Let $G$ be the Gauss map, $$G(x)= \begin{cases} 0 & \text{if} \ x=0 \\ \{\frac{1}{x} \}=\frac{1}{x} \ \mathrm{mod} \ 1 & \text{if $0<x\leq 1$}\end{cases}$$
and $\mu$ be the Gauss measure given by integrating the density $\frac{1}{\ln 2}\left(\frac{1}{1+x}\right)$.
Let $N >0$ be a given positive integer. Show that for $\mu$-almost every $x \in (0,\frac{1}{N}]$ there are infinitely many entries $a_i$ in the continued fraction expansion of $x=[a_0,a_1,\dots,a_n,\dots]$ such that $a_i \geq N$.
I believe this can be solved by applying the strong form of the Poincaré recurrence theorem. As $a_n = \left[\frac{1}{G^n(x)}\right]$ if $a_i \geq N$ then $\frac{1}{N+1} \leq G^n(x)\leq \frac{1}{N}$.
We know that $\mu((0,\frac{1}{N}])>0$ (easily shown). Therefore $\mu$-almost every $x \in B=\left(0\,\frac{1}{N}\right]$ is infinitely recurrent to $B$.
Prove the conclusion of the previous part holds for $\mu$-almost every $x \in [0,1]$.
How does this work. I think it would be the same proof, but this does not feel right (and seems to easy).
These are the versions of the Poincaré recurrence that I know.
and this may be useful
Also you may assume that $G$ is ergodic wrt $\mu$.
While the question being asked can be settled using ergodicity of the Gauss map and the ergodic theorem, as I explained in comments to the question, it can also be explained using only the ergodicity alone (which is itself a nontrivial feature of the Gauss map, so it's not like we're getting something for free). I'll state the result in a general context, as an ergodic refinement of the Poincare recurrence theorem.
Theorem: If $(X,\mu,T)$ is an ergodic dynamical system with $0 < \mu(X) < \infty$, then for each measurable subset $A \subset X$ with $\mu(A) > 0$, $\mu$-almost all $x \in X$ have $T^n(x) \in A$ for infinitely many $n$.
The distinction from the Poincare recurrence theorem is that the conclusion is about $\mu$-almost all $x \in X$ rather than $\mu$-almost all $x \in A$.
Proof: For $m \geq 0$, let $X_m$ be the set of $x \in X$ such that $T^n(x) \in A$ for some $n \geq m$. In set-theoretic notation, $X_m = \bigcup_{n \geq m} T^{-n}(A)$. This set is measurable and $\mu(X_m) > 0$ since $\mu(X_m) \geq \mu(T^{-m}(A)) = \mu(A) > 0$.
Check $T^{-1}(X_m) \subset X_m$ (that is, if $T(x) \in X_m$ then $x \in X_m$).
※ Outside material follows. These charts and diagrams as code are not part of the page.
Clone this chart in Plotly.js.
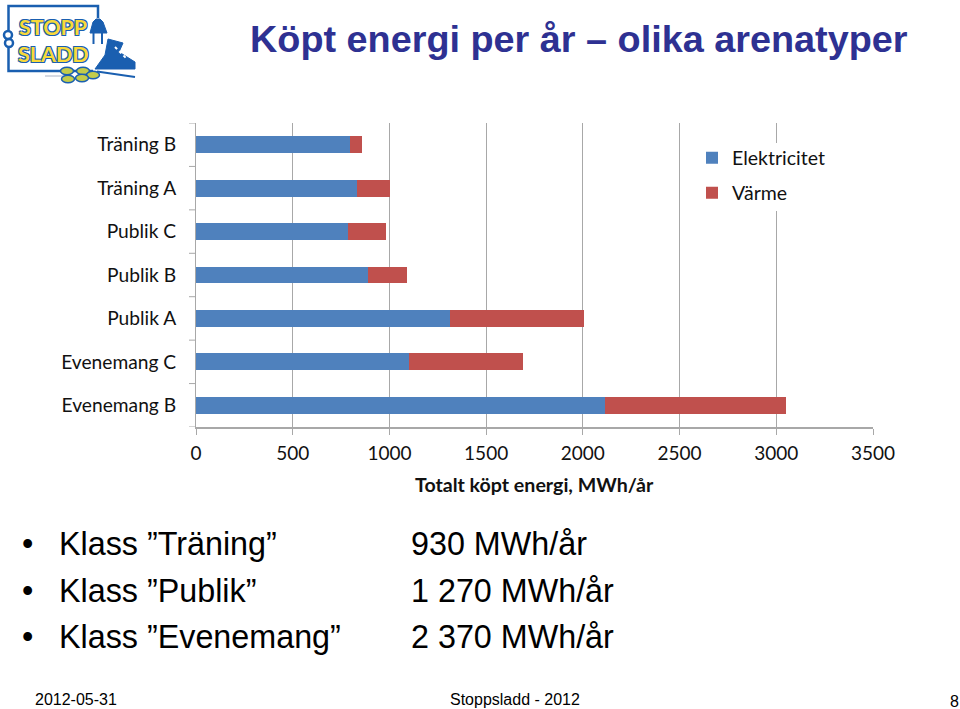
<!DOCTYPE html>
<html><head><meta charset="utf-8">
<script src="https://cdn.plot.ly/plotly-3.0.1.min.js"></script>
<style>html,body{margin:0;padding:0;background:#fff}#c{width:960px;height:709px}</style>
</head><body><div id="c"></div>
<script>
const categories=["Evenemang B","Evenemang C","Publik A","Publik B","Publik C","Träning A","Träning B"];
const elektricitet=[2116,1103,1313,887,788,834,796];
const varme=[934,585,695,204,193,167,62];
const xTicks=[0,500,1000,1500,2000,2500,3000,3500];
const classNames=["Klass ”Träning”","Klass ”Publik”","Klass ”Evenemang”"];
const classValues=["930 MWh/år","1 270 MWh/år","2 370 MWh/år"];

const W=960,H=709,L=196,R=873,T=123,B=427;
const px=x=>(x-L)/(R-L), py=y=>(B-y)/(B-T);
const AR="Liberation Sans, Arial, sans-serif", CH="Lato, sans-serif";
const gridC="#a8a8a8", blue="#1a5fb0", logoYellow="#f7d93a";
function txt(x,y,text,size,color,anchor,bold,family){
  return {xref:"paper",yref:"paper",x:px(x),y:py(y),text:bold?"<b>"+text+"</b>":text,showarrow:false,
    xanchor:anchor||"left",yanchor:"middle",font:{family:family||AR,size:size,color:color||"#000"}};
}
const logoOutline="1px 1px 0 #1a5fb0,-1px -1px 0 #1a5fb0,1px -1px 0 #1a5fb0,-1px 1px 0 #1a5fb0";
const logoA=txt(53,26.5,"STOPP",21.5,logoYellow,"center",true,CH);
logoA.font.shadow=logoOutline; logoA.font.weight=900; logoA.borderpad=0;
const logoB=txt(53,54,"SLADD",21.5,logoYellow,"center",true,CH);
logoB.font.shadow=logoOutline; logoB.font.weight=900; logoB.borderpad=0;
const annotations=[
  txt(579,39,"Köpt energi per år – olika arenatyper",37.8,"#2e3192","center",true),
  txt(413,484.5,"Totalt köpt energi, MWh/år",19.6,"#111","left",true,CH),
  txt(76,699,"2012-05-31",16,"#000","center"),
  txt(515,699,"Stoppsladd - 2012",16,"#000","center"),
  txt(954,701,"8",16,"#000","center"),
  logoA,logoB
];
const rowY=[544,591,637];
classNames.forEach((n,i)=>{
  annotations.push(txt(20,rowY[i],"•",32.3,"#000","left"));
  annotations.push(txt(57,rowY[i],n,32.3,"#000","left"));
  annotations.push(txt(409,rowY[i],classValues[i],32.3,"#000","left"));
});
function sh(o){return Object.assign({xref:"paper",yref:"paper",layer:"above"},o);}
function path(pts,close){return pts.map((p,i)=>(i?"L":"M")+px(p[0])+","+py(p[1])).join(" ")+(close?" Z":"");}
function puck(cx,cy){return sh({type:"circle",x0:px(cx-6.5),x1:px(cx+6.5),y0:py(cy+3.8),y1:py(cy-3.8),fillcolor:"#c3cc4a",line:{color:blue,width:1.5}});}
const yTickShapes=categories.concat([""]).map((c,i)=>({type:"line",xref:"paper",yref:"y",x0:px(189),x1:0,y0:i-0.5,y1:i-0.5,line:{color:gridC,width:1}}));
const shapes=[
  ...yTickShapes,
  // the legend panel interrupts the gridline at 3000
  sh({type:"rect",x0:px(700),x1:px(830),y0:py(211),y1:py(143),fillcolor:"#fff",line:{width:0}}),
  sh({type:"path",path:path([[98,18],[98,6],[8.5,6],[8.5,32]]),line:{color:blue,width:2.5}}),
  sh({type:"path",path:path([[8.5,46],[8.5,71],[93,71]]),line:{color:blue,width:2.5}}),
  sh({type:"circle",x0:px(4),x1:px(12),y0:py(39),y1:py(31),line:{color:blue,width:2.5}}),
  sh({type:"circle",x0:px(5),x1:px(13),y0:py(47),y1:py(39),line:{color:blue,width:2.5}}),
  sh({type:"path",path:path([[90,33],[107,33],[103,22],[100,19],[96,19],[93,22]],true),fillcolor:blue,line:{color:blue,width:1}}),
  sh({type:"path",path:path([[93.5,33],[93.5,44]]),line:{color:blue,width:2}}),
  sh({type:"path",path:path([[102,33],[102,44]]),line:{color:blue,width:2}}),
  sh({type:"path",path:path([[108,39],[123,43],[119,52],[135,62],[135,69],[95,69],[105,55]],true),fillcolor:blue,line:{color:blue,width:1}}),
  sh({type:"path",path:path([[115,47],[120,52],[126,58]]),line:{color:"#fff",width:2,dash:"dot"}}),
  sh({type:"path",path:path([[97,71.5],[135,77]]),line:{color:blue,width:2}}),
  sh({type:"path",path:path([[45,76],[64,76]]),line:{color:"#aab2c4",width:1}}),
  puck(67,71),puck(83,71),puck(93,75),puck(68,79),puck(82,78)
];
const data=[
  {type:"bar",orientation:"h",name:"Elektricitet",y:categories,x:elektricitet,marker:{color:"#4f81bd"},legend:"legend"},
  {type:"bar",orientation:"h",name:"Värme",y:categories,x:varme,marker:{color:"#c0504d"},legend:"legend2"}
];
const legendBase={xref:"paper",yref:"paper",x:px(703),xanchor:"left",yanchor:"middle",bgcolor:"rgba(255,255,255,0)",
  font:{family:CH,size:19.5,color:"#111"},itemwidth:30,indentation:-11,itemclick:false};
Plotly.newPlot("c",data,{
  width:W,height:H,autosize:false,paper_bgcolor:"#fff",plot_bgcolor:"#fff",
  margin:{l:L,r:W-R,t:T,b:H-B,pad:0},
  barmode:"stack",bargap:0.61,showlegend:true,
  legend:Object.assign({},legendBase,{y:py(158)}),
  legend2:Object.assign({},legendBase,{y:py(193)}),
  xaxis:{range:[0,3500],tickmode:"array",tickvals:xTicks,ticktext:xTicks.map(String),ticks:"outside",ticklen:6,tickcolor:gridC,tickwidth:1,
    showgrid:true,gridcolor:gridC,gridwidth:1,zeroline:false,showline:true,linecolor:gridC,linewidth:1.5,
    tickfont:{family:CH,size:19,color:"#111"},ticklabelstandoff:3},
  yaxis:{type:"category",categoryorder:"array",categoryarray:categories,range:[-0.5,6.5],ticks:"",showgrid:false,zeroline:false,
    showline:true,linecolor:gridC,linewidth:1,tickfont:{family:CH,size:19.2,color:"#111"},ticklabelstandoff:15},
  annotations:annotations,shapes:shapes
},{displayModeBar:false,staticPlot:true});
</script></body></html>
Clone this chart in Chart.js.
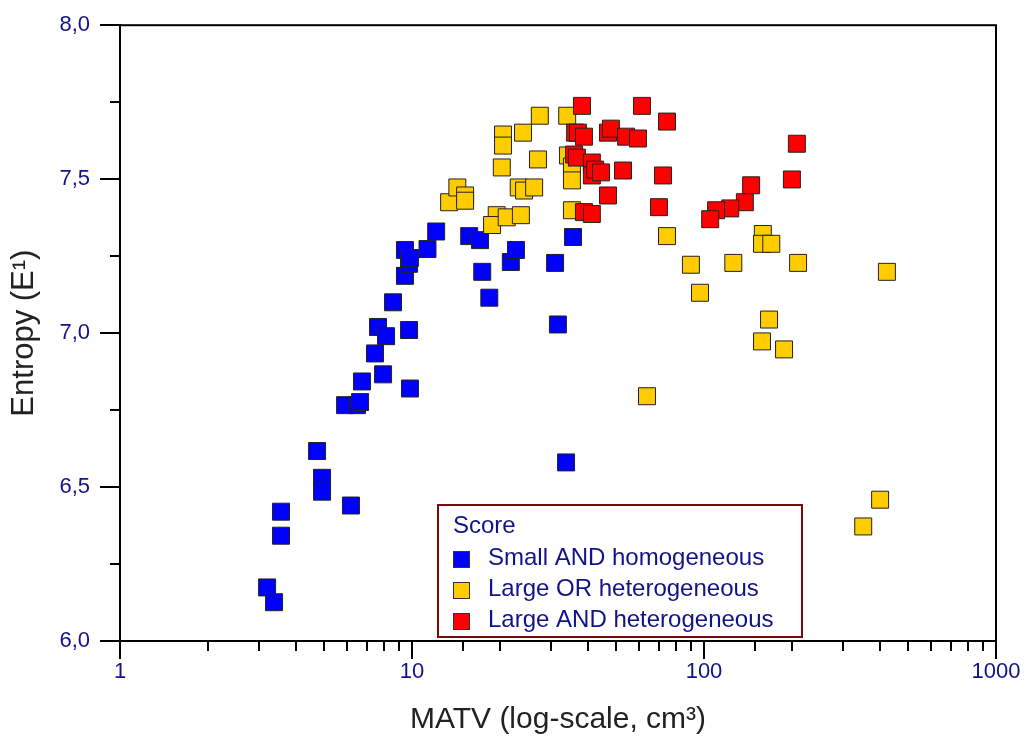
<!DOCTYPE html>
<html>
<head>
<meta charset="utf-8">
<script src="https://cdn.jsdelivr.net/npm/chart.js@4.4.0/dist/chart.umd.min.js"></script>
<style>
body{margin:0;background:#fff;}
#wrap{position:relative;width:1031px;height:740px;}
</style>
</head>
<body>
<div id="wrap"><canvas id="myChart"></canvas></div>
<script>
// MATV (cm3) / entropy per score group
const smallHomX = [3.19, 3.37, 3.56, 3.56, 4.73, 4.92, 4.92, 6.18, 5.90, 6.48, 6.64, 6.74, 7.96, 9.84, 7.47, 7.65, 8.15, 9.77, 8.61, 9.46, 9.46, 9.77, 9.84, 11.3, 12.1, 15.7, 17.1, 17.4, 18.4, 21.8, 22.7, 30.9, 35.6, 31.6, 33.7];
const smallHomY = [6.174, 6.126, 6.42, 6.342, 6.617, 6.53, 6.485, 6.44, 6.766, 6.766, 6.776, 6.843, 6.866, 6.82, 6.934, 7.02, 6.99, 7.01, 7.10, 7.186, 7.27, 7.225, 7.244, 7.273, 7.33, 7.315, 7.302, 7.199, 7.115, 7.231, 7.27, 7.228, 7.312, 7.028, 6.58];

const largeOrHetX = [13.4, 14.3, 15.2, 15.2, 20.5, 20.5, 20.3, 24.0, 27.4, 27.0, 23.2, 24.2, 26.2, 19.5, 18.8, 21.1, 23.6, 34.0, 34.2, 35.3, 35.3, 35.3, 74.7, 90.2, 96.9, 126, 159, 158, 170, 210, 423, 167, 158, 188, 63.8, 401, 351];
const largeOrHetY = [7.425, 7.473, 7.447, 7.43, 7.645, 7.609, 7.538, 7.651, 7.706, 7.564, 7.473, 7.463, 7.473, 7.383, 7.351, 7.376, 7.383, 7.706, 7.577, 7.541, 7.496, 7.399, 7.315, 7.222, 7.131, 7.228, 7.322, 7.29, 7.29, 7.228, 7.199, 7.044, 6.973, 6.947, 6.795, 6.459, 6.372];

const largeAndHetX = [38.2, 36.2, 37.0, 38.8, 46.9, 48.0, 54.1, 59.4, 61.3, 74.7, 35.9, 36.7, 41.3, 41.3, 42.4, 44.4, 52.8, 72.4, 46.9, 70.1, 38.8, 41.3, 208, 200, 145, 138, 123, 110, 105];
const largeAndHetY = [7.738, 7.651, 7.651, 7.638, 7.651, 7.664, 7.638, 7.632, 7.738, 7.687, 7.580, 7.570, 7.554, 7.512, 7.531, 7.522, 7.528, 7.512, 7.447, 7.409, 7.393, 7.387, 7.615, 7.499, 7.48, 7.425, 7.405, 7.399, 7.37];

const groupNames = ['Small AND homogeneous', 'Large OR heterogeneous', 'Large AND heterogeneous'];
const groupColors = ['#0000ff', '#ffcc00', '#ff0000'];
const legendTitle = 'Score';
const xDecades = [1, 10, 100, 1000];

const navy = '#12128a';
const fontFam = '"Liberation Sans", Arial, sans-serif';

function pts(xs, ys) {
    return xs.map((x, i) => ({x: x, y: ys[i]}));
}
function isDecade(v) {
    const l = Math.log10(v);
    return Math.abs(l - Math.round(l)) < 1e-9;
}

// box round plot, tick marks (long major / short minor) and the legend box
const frameAndLegend = {
    id: 'frameAndLegend',
    afterDraw(chart) {
        const ctx = chart.ctx, a = chart.chartArea;
        const xs = chart.scales.x, ys = chart.scales.y;
        ctx.save();
        ctx.strokeStyle = '#000';
        ctx.lineWidth = 2;
        ctx.strokeRect(a.left, a.top, a.right - a.left, a.bottom - a.top);
        ctx.beginPath();
        xs.ticks.forEach(t => {
            const px = Math.round(xs.getPixelForValue(t.value));
            const len = isDecade(t.value) ? 18 : 10;
            ctx.moveTo(px, a.bottom); ctx.lineTo(px, a.bottom + len);
        });
        ys.ticks.forEach(t => {
            const py = Math.round(ys.getPixelForValue(t.value));
            const len = Math.abs(t.value * 2 - Math.round(t.value * 2)) < 1e-6 ? 20 : 10;
            ctx.moveTo(a.left, py); ctx.lineTo(a.left - len, py);
        });
        ctx.stroke();

        // legend
        const lx = 438, ly = 505, lw = 364, lh = 132;
        ctx.fillStyle = '#fff';
        ctx.fillRect(lx, ly, lw, lh);
        ctx.strokeStyle = '#7a0a0a';
        ctx.lineWidth = 2;
        ctx.strokeRect(lx, ly, lw, lh);
        ctx.font = '24px ' + fontFam;
        ctx.textBaseline = 'alphabetic';
        ctx.textAlign = 'left';
        ctx.fillStyle = navy;
        ctx.fillText(legendTitle, 453, 533);
        chart.data.datasets.forEach((ds, i) => {
            const base = 565 + i * 31;
            ctx.fillStyle = ds.backgroundColor;
            ctx.fillRect(453, base - 14, 17, 17);
            ctx.strokeStyle = '#333';
            ctx.lineWidth = 1;
            ctx.strokeRect(453.5, base - 13.5, 16, 16);
            ctx.fillStyle = navy;
            ctx.fillText(ds.label, 488, base);
        });
        ctx.restore();
    }
};

function makeSet(i, xs, ys, ord) {
    return {
        label: groupNames[i],
        data: pts(xs, ys),
        backgroundColor: groupColors[i],
        borderColor: '#222',
        borderWidth: 1,
        pointStyle: 'rect',
        pointRadius: 12,
        pointHoverRadius: 12,
        order: ord
    };
}

const ctx = document.getElementById('myChart').getContext('2d');

const myChart = new Chart(ctx, {
    type: 'scatter',
    data: {
        datasets: [
            makeSet(0, smallHomX, smallHomY, 3),
            makeSet(1, largeOrHetX, largeOrHetY, 2),
            makeSet(2, largeAndHetX, largeAndHetY, 1)
        ]
    },
    options: {
        responsive: true,
        maintainAspectRatio: false,
        animation: false,
        layout: {padding: {left: 0, right: 35, top: 22, bottom: 0}},
        plugins: {
            legend: {display: false},
            tooltip: {enabled: false}
        },
        scales: {
            x: {
                type: 'logarithmic',
                min: 1,
                max: 1000,
                afterFit: s => { s.height = 99; },
                border: {display: true, color: '#000', width: 2},
                grid: {drawOnChartArea: false, tickLength: 18, tickColor: 'rgba(0,0,0,0)'},
                ticks: {
                    autoSkip: false,
                    maxRotation: 0,
                    padding: 0,
                    color: navy,
                    font: {family: fontFam, size: 22},
                    callback: v => xDecades.includes(v) ? String(v) : ''
                },
                title: {
                    display: true,
                    text: 'MATV (log-scale, cm\u00b3)',
                    color: '#222',
                    font: {family: fontFam, size: 30},
                    padding: {top: 0, bottom: 2}
                }
            },
            y: {
                min: 6,
                max: 8,
                afterFit: s => { s.width = 120; },
                border: {display: true, color: '#000', width: 2},
                grid: {drawOnChartArea: false, tickLength: 18, tickColor: 'rgba(0,0,0,0)'},
                ticks: {
                    stepSize: 0.25,
                    autoSkip: false,
                    padding: 12,
                    color: navy,
                    font: {family: fontFam, size: 22},
                    callback: v => Math.abs(v * 2 - Math.round(v * 2)) < 1e-6 ? v.toFixed(1).replace('.', ',') : ''
                },
                title: {
                    display: true,
                    text: 'Entropy (E\u00b9)',
                    color: '#222',
                    font: {family: fontFam, size: 31},
                    padding: {top: 6, bottom: 0}
                }
            }
        }
    },
    plugins: [frameAndLegend]
});
</script>
</body>
</html>
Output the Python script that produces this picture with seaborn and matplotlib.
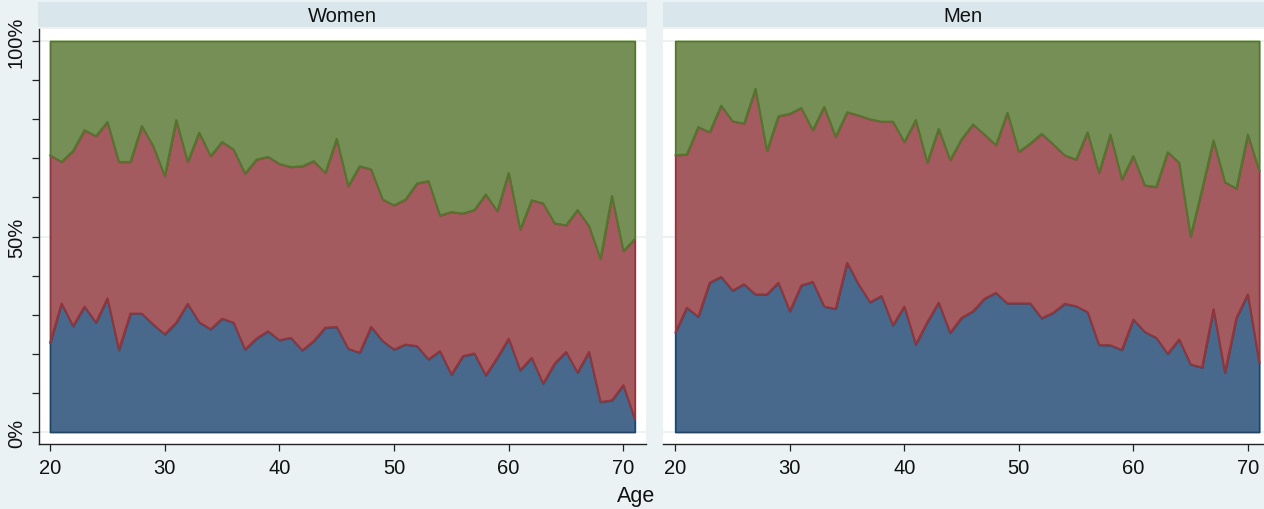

Since $X_m$ and $T^{-1}(X_m)$ have equal $\mu$-measure, the complement $X_m - T^{-1}(X_m)$ has measure $0$. Outside of $X_m - T^{-1}(X_m)$, check that $\chi_{X_m}(x) = \chi_{X_m}(Tx)$ by looking separately at $x \in T^{-1}(X_m)$ (both sides are $1$) and at $x \in X - X_m$ (both sides are $0$). Therefore $\chi_{X_m}(x) = \chi_{X_m}(Tx)$ for $\mu$-almost all $x \in X$, so $\chi_{X_m} \colon X \rightarrow \{0,1\}$ is an almost invariant function on $(X,\mu,T)$. Therefore the set $\{x \in X : \chi_{X_m}(x) = 1\} = X_m$ is an almost invariant set, and when the dynamical system is ergodic its almost invariant sets have measure $0$ or full measure. As $\mu(X_m) > 0$, we must have $\mu(X_m) = \mu(X)$: $\mu$-almost all points of $X$ are in $X_m$, so the complement of $X_m$ has $\mu$-measure zero.
What is the complement of $X_m$? It's the $x \in X$ such that $T^n(x) \not\in A$ for all $n \geq m$. A countable union of measure $0$ sets has measure $0$, so $\mu$-almost all $x \in X$ are outside the complement of every $X_m$, meaning $\mu$-almost all $x \in X$ are in every $X_m$. To say $x$ lies in every $X_m$ means $T^n(x) \in A$ for some $n \geq m$ no matter what $m$ is, and that's another way of saying $T^n(x) \in A$ for infinitely many $n$. Thus $\mu$-almost all $x \in X$ have their $T$-orbit $\{x,T(x),T^2(x),\dots\}$ meet $A$ infinitely often provided $\mu(A) > 0$.